Matteo Ricci il più famoso dei missionari cristiani, che operò in Cina alla fine del sedicesimo secolo, aveva idee chiare, comprese che la “Chiesa dovesse essere cinese con in cinesi ed in comunione con Roma”, ma scoprì che per i cinesi “gli stranieri non hanno nulla da insegnare, perché barbari”. Al tempo non si hanno memoria tali missioni ed ambascerie in Europa ed al Papa a Roma, si ha la certezza di esplorazioni verso occidente da parte de “l’impero di mezzo” nell’oceano indiano e poco altro.

La Cina bastava a sé stessa. Quando i contatti diventarono sempre più stretti i cinesi rifiutarono le innovazioni tecniche, che arrivarono dall’occidente ed incrementarono le loro esportazioni di lacca, seta, porcellana, carta pregiata ed alla richiesta di libero scambio con l’impero britannico risposero negativamente e quanto portato in dono gettato via, come dal crudo resoconto del 1793 di Lord George Macartney. In quello stesso secolo, Adam Smith nella Ricchezza delle Nazioni ammirava l’ingegno cinese ma comprese il limite della rigidità del modello e l’immobilità che ne determinò poi il declino.

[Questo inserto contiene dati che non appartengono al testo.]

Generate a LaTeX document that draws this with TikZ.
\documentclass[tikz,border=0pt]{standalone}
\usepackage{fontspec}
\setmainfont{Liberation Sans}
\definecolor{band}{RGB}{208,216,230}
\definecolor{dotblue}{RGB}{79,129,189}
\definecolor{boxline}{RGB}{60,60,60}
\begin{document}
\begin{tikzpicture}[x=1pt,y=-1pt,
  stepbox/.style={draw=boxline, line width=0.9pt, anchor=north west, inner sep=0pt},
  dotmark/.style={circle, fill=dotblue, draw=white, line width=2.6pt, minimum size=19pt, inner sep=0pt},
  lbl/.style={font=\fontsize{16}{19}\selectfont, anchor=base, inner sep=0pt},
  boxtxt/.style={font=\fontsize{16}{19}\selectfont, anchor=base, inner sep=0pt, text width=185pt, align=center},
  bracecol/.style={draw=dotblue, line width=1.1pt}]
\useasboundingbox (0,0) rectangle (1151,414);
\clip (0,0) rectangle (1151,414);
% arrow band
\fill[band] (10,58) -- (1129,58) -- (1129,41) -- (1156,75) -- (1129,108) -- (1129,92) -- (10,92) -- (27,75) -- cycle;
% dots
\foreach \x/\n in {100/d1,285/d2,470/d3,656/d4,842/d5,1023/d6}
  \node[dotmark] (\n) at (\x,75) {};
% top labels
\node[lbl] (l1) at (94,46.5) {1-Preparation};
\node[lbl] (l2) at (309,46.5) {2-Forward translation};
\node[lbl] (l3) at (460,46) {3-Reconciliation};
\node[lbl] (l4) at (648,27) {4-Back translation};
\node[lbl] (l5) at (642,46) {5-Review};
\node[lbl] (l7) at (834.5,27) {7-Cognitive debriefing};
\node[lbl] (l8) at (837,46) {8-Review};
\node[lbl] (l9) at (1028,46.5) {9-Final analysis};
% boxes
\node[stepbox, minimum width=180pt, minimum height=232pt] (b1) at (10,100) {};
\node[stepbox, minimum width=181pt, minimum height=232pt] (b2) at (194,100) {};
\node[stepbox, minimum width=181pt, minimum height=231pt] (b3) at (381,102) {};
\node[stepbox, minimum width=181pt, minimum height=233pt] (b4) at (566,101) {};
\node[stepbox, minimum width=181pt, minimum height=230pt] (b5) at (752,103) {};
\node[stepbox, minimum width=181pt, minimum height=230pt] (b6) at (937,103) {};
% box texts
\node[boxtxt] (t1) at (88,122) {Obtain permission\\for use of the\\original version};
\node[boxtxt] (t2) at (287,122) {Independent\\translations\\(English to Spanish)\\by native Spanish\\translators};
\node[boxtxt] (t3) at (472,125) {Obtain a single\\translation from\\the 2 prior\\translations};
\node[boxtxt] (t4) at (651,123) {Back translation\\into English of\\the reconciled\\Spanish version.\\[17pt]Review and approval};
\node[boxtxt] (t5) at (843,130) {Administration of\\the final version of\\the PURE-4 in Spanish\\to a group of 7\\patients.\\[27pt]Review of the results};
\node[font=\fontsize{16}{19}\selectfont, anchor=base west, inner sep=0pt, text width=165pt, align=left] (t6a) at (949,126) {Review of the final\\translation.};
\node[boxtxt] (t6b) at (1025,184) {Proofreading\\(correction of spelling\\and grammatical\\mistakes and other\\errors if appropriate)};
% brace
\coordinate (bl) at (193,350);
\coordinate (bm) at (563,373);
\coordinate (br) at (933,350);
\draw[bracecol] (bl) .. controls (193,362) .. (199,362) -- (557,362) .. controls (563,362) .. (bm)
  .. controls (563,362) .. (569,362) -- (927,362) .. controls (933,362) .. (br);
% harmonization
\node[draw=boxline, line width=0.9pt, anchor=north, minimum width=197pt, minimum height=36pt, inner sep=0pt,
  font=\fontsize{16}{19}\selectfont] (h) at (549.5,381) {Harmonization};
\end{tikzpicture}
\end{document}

Alla fine l’occidente si munì di un ulteriore arma decisiva, quasi inconsapevolmente, una teoria sulla superiorità dell’uomo occidentale, il Systema naturae di Karl Linneaus e sul primato della nostra cultura rispetto ad un mondo arretrato e conservatore il cinese o primitivo l’africano, il mondo sarebbe stato predato per i successivi due secoli senza provarne colpa.

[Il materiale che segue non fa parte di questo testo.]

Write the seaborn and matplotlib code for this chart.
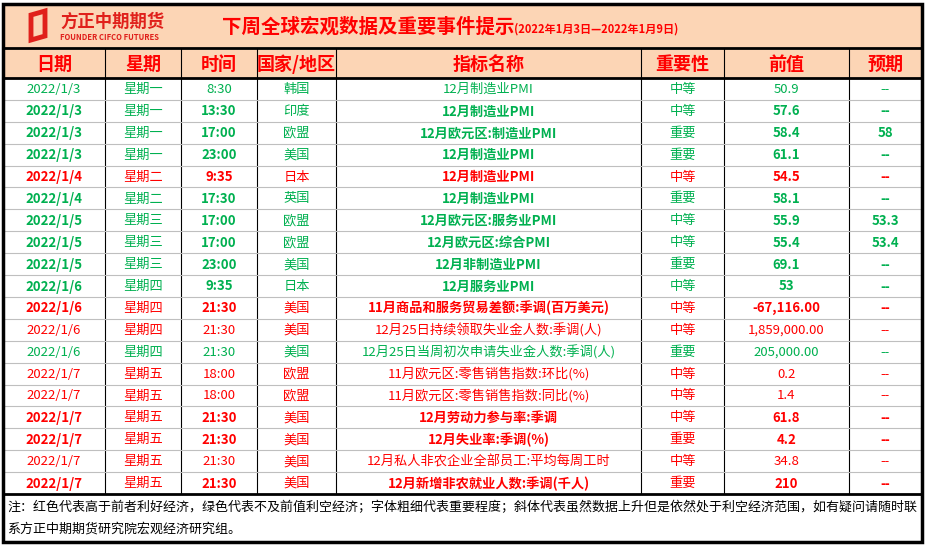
import matplotlib.pyplot as plt
import matplotlib.patches as mpatches
import seaborn as sns

# table data
dates = ["2022/1/3", "2022/1/3", "2022/1/3", "2022/1/3", "2022/1/4", "2022/1/4", "2022/1/5", "2022/1/5",
         "2022/1/5", "2022/1/6", "2022/1/6", "2022/1/6", "2022/1/6", "2022/1/7", "2022/1/7", "2022/1/7",
         "2022/1/7", "2022/1/7", "2022/1/7"]
weekdays = ["星期一"] * 4 + ["星期二"] * 2 + ["星期三"] * 3 + ["星期四"] * 4 + ["星期五"] * 6
times = ["8:30", "13:30", "17:00", "23:00", "9:35", "17:30", "17:00", "17:00", "23:00", "9:35", "21:30",
         "21:30", "21:30", "18:00", "18:00", "21:30", "21:30", "21:30", "21:30"]
countries = ["韩国", "印度", "欧盟", "美国", "日本", "英国", "欧盟", "欧盟", "美国", "日本", "美国", "美国",
             "美国", "欧盟", "欧盟", "美国", "美国", "美国", "美国"]
indicators = ["12月制造业PMI", "12月制造业PMI", "12月欧元区:制造业PMI", "12月制造业PMI", "12月制造业PMI",
              "12月制造业PMI", "12月欧元区:服务业PMI", "12月欧元区:综合PMI", "12月非制造业PMI", "12月服务业PMI",
              "11月商品和服务贸易差额:季调(百万美元)", "12月25日持续领取失业金人数:季调(人)",
              "12月25日当周初次申请失业金人数:季调(人)", "11月欧元区:零售销售指数:环比(%)",
              "11月欧元区:零售销售指数:同比(%)", "12月劳动力参与率:季调", "12月失业率:季调(%)",
              "12月私人非农企业全部员工:平均每周工时", "12月新增非农就业人数:季调(千人)"]
importance = ["中等", "中等", "重要", "重要", "中等", "重要", "中等", "中等", "重要", "中等", "中等", "中等",
              "重要", "中等", "中等", "中等", "重要", "中等", "重要"]
previous = ["50.9", "57.6", "58.4", "61.1", "54.5", "58.1", "55.9", "55.4", "69.1", "53", "-67,116.00",
            "1,859,000.00", "205,000.00", "0.2", "1.4", "61.8", "4.2", "34.8", "210"]
forecast = ["--", "--", "58", "--", "--", "--", "53.3", "53.4", "--", "--", "--", "--", "--", "--", "--",
            "--", "--", "--", "--"]
good = [False, False, False, False, True, False, False, False, False, False, True, True, False, True, True,
        True, True, True, True]
bold = [False, True, True, True, True, True, True, True, True, True, True, False, False, False, False,
        True, True, False, True]

headers = ["日期", "星期", "时间", "国家/地区", "指标名称", "重要性", "前值", "预期"]
col_edges = [3, 105, 181, 257, 336, 641, 724, 849, 922]

sns.set_theme(style="white", font="Noto Sans CJK SC")
RED = "#FF0000"
GREEN = "#00B050"
PEACH = "#FCD5B5"

fig = plt.figure(figsize=(9.25, 5.46), dpi=100)
ax = fig.add_axes([0, 0, 1, 1])
ax.set_xlim(0, 925)
ax.set_ylim(546, 0)
ax.axis("off")

top, title_bot, head_bot = 4, 48, 78
row_h = (494 - head_bot) / len(dates)
body_bot = head_bot + row_h * len(dates)
note_bot = 542

ax.add_patch(mpatches.Rectangle((3, top), 919, head_bot - top, color=PEACH, zorder=0))

# grid lines
for x in col_edges[1:-1]:
    ax.plot([x, x], [title_bot, body_bot], color="black", lw=0.8)
for i in range(1, len(dates)):
    y = head_bot + i * row_h
    ax.plot([3, 922], [y, y], color="#BFBFBF", lw=0.8)
for y in [title_bot, head_bot, body_bot]:
    ax.plot([3, 922], [y, y], color="black", lw=2)
ax.add_patch(mpatches.Rectangle((3, top), 919, note_bot - top, fill=False, ec="black", lw=2.5, zorder=5))

# logo
ax.add_patch(mpatches.Polygon([(31, 15), (45, 11), (45, 36), (31, 40)], closed=True, fill=False,
                              ec="#E0201B", lw=3.5))
ax.text(60, 22, "方正中期期货", color="#E0201B", fontsize=12.5, fontweight="bold", va="center")
ax.text(60, 38, "FOUNDER CIFCO FUTURES", color="#E0201B", fontsize=5.5, fontweight="bold", va="center")
ax.text(222, 27, "下周全球宏观数据及重要事件提示", color=RED, fontsize=14, fontweight="bold", va="center")
ax.text(514, 29, "(2022年1月3日—2022年1月9日)", color=RED, fontsize=8, fontweight="bold", va="center")

centers = [(a + b) / 2 for a, b in zip(col_edges[:-1], col_edges[1:])]
for c, h in zip(centers, headers):
    ax.text(c, (title_bot + head_bot) / 2 + 1, h, color=RED, fontsize=13, fontweight="bold",
            ha="center", va="center")

for i in range(len(dates)):
    y = head_bot + (i + 0.5) * row_h + 0.5
    color = RED if good[i] else GREEN
    w = "bold" if bold[i] else "normal"
    cells = [(dates[i], w), (weekdays[i], "normal"), (times[i], w), (countries[i], "normal"),
             (indicators[i], w), (importance[i], "normal"), (previous[i], w), (forecast[i], w)]
    for c, (txt, ww) in zip(centers, cells):
        ax.text(c, y, txt, color=color, fontsize=9.5, fontweight=ww, ha="center", va="center")

ax.text(7, 508, "注：红色代表高于前者利好经济，绿色代表不及前值利空经济；字体粗细代表重要程度；斜体代表虽然数据上升但是依然处于利空经济范围，如有疑问请随时联",
        fontsize=9.35, va="center", color="black")
ax.text(7, 529, "系方正中期期货研究院宏观经济研究组。", fontsize=9.35, va="center", color="black")

fig.savefig("out.png", dpi=100)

Il passaggio decisivo nei rapporti avvenne nella prima metà dell’ottocento, quando la Compagnia delle Indie Occidentali incrementò un redditizio commercio di oppio con la Cina. I meccanismi di diffusione ricordano quelli della cocaina centocinquanta anni dopo. I primi a farne uso furono le classi benestanti, addirittura la corte dell’imperatore, per poi diffondersi a tutto il paese.

Si può legittimamente affermare che la Compagnia delle Indie Occidentali inglese e la Regina Vittoria furono i più grandi spacciatori di sostanze stupefacenti della storia, perché fu il sequestro di 1.300 tonnellate di oppio effettuato dalla polizia imperiale, che farebbe impallidire qualsiasi narcos sudamericano che determinò l’inizio della guerra. Durò ventuno anni dal 1839 al 1860 con la vittoria degli occidentali e la creazione dei porti franchi, tra cui Hong Kong.

Gli inglesi chiamarono in aiuto altre potenze per sostenere la pretesa militare, la Francia, la Russia zarista e gli Stati Uniti e i benefici commerciali della sconfitta militare cinese furono condivisi successivamente con altri paesi come la Prussia, la Danimarca e l’Olanda, la Spagna, il Belgio e l’Italia.

Della rivolta dei boxer del 1899-1900 ne abbiamo fatto un film di Hollywood nel 1963 dal titolo “55 giorni a Pechino”, con David Niven, Charlton Heston e la splendida Ava Gardner, per loro fu la naturale ribellione contro la penetrazione colonialistica in Cina ed il consumo dell’oppio. I cinesi vedevano la propria popolazione infiacchirsi nella tossicodipendenza, mentre gli inglesi pensavano il commercio come un esercizio di libera impresa e dominio. La Cina aveva una storia diversa dall’Africa, con una storia, una lingua ed un’identità comune e non si sarebbe assoggettata facilmente, nei due anni vi furono oltre 150.000 morti tra i civili cinesi.

Guglielmo II salutò il contingente tedesco all’atto della partenza per la guerra con queste parole:

“Mille anni fa, gli Unni di Attila si sono fatti un nome che con potenza è entrato nella storia e nella leggenda. Allo stesso modo voi dovete imporre in Cina, per mille anni, il nome «tedesco, di modo che mai più in avvenire un cinese osi anche solo guardare di traverso un tedesco.”

Ora ne sappiamo un poco di più di cosa studiano e pensano i cinesi.